The introduction of the new plans echoes a comment earlier this year by Verizon Wireless President and CEO Lowell McAdam. Asked about third-party VoIP (voice over Internet Protocol) applications on mobile phones, McAdam suggested such applications wouldn't hurt carriers. "We have moved away from unlimited data plans," McAdam said. "The excitement of an over-the-top application like (Skype) in an unlimited environment means one thing to a customer. In an environment where you're paying for every byte, that means something totally different." McAdam said.

Other mobile operators are likely to watch how Verizon's Enhanced Multimedia Phones and mandatory data plans fare and then emulate them, said analyst Jack Gold of J. Gold Associates.

"It's like the airlines charging for drinks. ... One started, and then the others started," Gold said. "If Verizon gets away with it, everyone's going to do it."
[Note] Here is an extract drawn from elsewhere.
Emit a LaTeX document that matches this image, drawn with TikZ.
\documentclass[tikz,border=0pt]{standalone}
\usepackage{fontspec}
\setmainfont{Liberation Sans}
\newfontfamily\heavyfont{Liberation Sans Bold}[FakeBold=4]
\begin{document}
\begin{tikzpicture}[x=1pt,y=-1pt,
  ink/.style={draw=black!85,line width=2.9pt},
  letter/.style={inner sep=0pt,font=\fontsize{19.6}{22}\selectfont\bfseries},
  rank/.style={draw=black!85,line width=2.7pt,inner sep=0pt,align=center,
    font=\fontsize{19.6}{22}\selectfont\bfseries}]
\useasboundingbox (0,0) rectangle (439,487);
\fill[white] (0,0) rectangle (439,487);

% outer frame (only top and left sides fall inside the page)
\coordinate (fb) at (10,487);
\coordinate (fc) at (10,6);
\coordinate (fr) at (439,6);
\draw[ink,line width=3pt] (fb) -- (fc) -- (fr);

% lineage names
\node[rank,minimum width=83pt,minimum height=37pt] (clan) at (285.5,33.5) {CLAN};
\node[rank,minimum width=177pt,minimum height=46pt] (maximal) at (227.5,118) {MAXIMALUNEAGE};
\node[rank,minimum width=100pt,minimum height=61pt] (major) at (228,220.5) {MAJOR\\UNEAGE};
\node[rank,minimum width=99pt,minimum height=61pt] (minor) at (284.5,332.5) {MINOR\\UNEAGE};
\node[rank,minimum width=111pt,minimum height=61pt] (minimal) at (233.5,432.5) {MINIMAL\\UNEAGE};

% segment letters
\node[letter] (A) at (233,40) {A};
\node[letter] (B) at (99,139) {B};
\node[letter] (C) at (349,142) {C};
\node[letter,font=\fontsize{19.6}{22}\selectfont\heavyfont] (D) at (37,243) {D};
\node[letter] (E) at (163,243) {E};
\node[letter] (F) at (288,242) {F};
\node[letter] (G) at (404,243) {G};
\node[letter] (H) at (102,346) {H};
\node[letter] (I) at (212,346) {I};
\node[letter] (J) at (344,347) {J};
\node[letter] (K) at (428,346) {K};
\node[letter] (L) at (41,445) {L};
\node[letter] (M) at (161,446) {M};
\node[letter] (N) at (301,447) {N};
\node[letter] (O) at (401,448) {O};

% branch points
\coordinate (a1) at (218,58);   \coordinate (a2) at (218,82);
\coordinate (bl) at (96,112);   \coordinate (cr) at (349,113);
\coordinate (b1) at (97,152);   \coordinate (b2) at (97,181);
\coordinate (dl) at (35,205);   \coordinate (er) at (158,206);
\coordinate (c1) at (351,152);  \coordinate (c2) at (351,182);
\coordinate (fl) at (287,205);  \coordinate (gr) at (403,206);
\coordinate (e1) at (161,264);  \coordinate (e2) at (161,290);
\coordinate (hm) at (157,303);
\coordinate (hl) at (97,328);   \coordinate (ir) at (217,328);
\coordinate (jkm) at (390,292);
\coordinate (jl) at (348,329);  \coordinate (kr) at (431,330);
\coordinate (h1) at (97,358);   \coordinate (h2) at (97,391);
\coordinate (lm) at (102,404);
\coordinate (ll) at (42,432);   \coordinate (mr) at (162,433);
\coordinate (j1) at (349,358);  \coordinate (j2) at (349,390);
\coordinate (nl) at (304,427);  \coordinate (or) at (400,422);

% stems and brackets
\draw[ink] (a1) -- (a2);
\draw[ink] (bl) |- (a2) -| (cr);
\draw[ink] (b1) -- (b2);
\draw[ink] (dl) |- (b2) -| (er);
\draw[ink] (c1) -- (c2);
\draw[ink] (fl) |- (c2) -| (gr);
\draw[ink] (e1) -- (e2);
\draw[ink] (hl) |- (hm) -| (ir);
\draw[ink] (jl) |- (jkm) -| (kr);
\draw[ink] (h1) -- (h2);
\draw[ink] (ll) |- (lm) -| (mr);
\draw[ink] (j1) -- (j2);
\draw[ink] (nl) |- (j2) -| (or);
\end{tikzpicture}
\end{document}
However, another analyst called it a risky move. Users who were looking forward to the Rogue "are not going to be very pleased with these new data plan requirements, especially when other carriers impose no restrictions on similar devices to their users," said Current Analysis analyst Deepa Karthikeyan.

The service providers may be looking for more of the bonanza they've reaped with smartphones, profiting not so much on the subsidized device price but on larger monthly service bills, Castonguay said.

The way the new, low-end data plans are priced, Verizon might stand to make a good return. For example, at $9.99 per month for 25MB of data, subscribers will be paying nearly $0.40 per megabyte. Those who go over the monthly limit on that plan will pay $0.50 for every extra megabyte. Then again, the monthly outlay is smaller than for the unlimited smartphone plan.

How much a given consumer could do with 25MB data is hard to tell because there are so many different ways they could use it, analysts say. Verizon's Raney said downloading the carrier's VZ Navigator application would take 2MB and on average, viewing 100 pages on the mobile Web would be 3MB.

"A lot of these services are simply too expensive, still, for what you get," Castonguay said. U.S. carriers need to follow the lead of European operators and drop data prices, but also introduce tools for subscribers to easily see how much data they've used, he said.

Verizon's introduction of the new, limited plans just highlights a core dilemma the carriers face, analyst Gold said: How to price data plans low enough that they're attractive to consumers but not so low that subscribers swamp the network and degrade its performance, leading to complaints about both voice and data performance.